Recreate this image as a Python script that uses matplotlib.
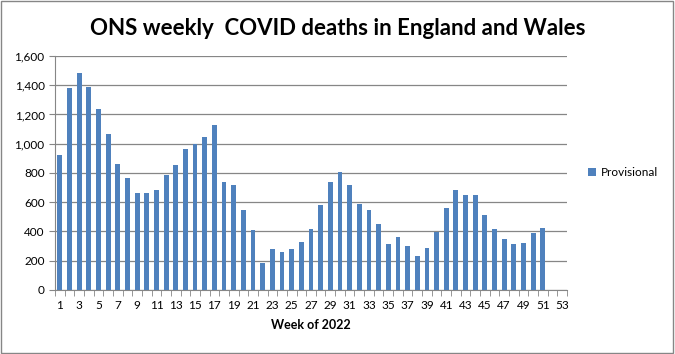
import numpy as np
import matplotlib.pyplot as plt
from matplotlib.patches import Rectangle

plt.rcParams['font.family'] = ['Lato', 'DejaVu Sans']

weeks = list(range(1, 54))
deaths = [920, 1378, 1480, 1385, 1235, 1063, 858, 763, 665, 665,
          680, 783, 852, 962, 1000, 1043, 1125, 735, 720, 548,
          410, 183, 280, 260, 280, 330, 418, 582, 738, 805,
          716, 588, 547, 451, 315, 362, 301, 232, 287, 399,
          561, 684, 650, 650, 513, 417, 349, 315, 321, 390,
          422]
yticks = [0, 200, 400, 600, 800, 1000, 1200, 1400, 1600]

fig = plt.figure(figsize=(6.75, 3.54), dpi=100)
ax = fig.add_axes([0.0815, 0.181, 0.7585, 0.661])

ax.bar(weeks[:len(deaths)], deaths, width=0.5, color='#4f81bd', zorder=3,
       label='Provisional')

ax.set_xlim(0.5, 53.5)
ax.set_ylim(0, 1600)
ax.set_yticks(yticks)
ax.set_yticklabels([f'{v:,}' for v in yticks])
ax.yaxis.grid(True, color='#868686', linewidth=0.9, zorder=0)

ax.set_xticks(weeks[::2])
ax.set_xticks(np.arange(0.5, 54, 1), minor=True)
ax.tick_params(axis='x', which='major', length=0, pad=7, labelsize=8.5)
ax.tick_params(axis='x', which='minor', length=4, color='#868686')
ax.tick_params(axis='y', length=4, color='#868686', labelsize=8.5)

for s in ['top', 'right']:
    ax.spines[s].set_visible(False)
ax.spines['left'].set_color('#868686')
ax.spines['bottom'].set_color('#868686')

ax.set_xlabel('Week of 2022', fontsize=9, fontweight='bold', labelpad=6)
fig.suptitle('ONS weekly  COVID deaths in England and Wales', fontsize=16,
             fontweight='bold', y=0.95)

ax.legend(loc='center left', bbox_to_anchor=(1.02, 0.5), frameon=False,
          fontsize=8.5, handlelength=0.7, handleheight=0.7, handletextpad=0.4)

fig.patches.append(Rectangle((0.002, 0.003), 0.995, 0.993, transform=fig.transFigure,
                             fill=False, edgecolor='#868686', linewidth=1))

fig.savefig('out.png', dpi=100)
------------------------------------------------------------
Copy nothing but the lines from the first one in the listing through the line with "plt.rcParams['font.family'] = ['Lato', 'DejaVu", and omit the pictures.

RESPONSE TO THIS TASK:
Recreate this image as a Python script that uses matplotlib.
import numpy as np
import matplotlib.pyplot as plt
from matplotlib.patches import Rectangle

plt.rcParams['font.family'] = ['Lato', 'DejaVu Sans']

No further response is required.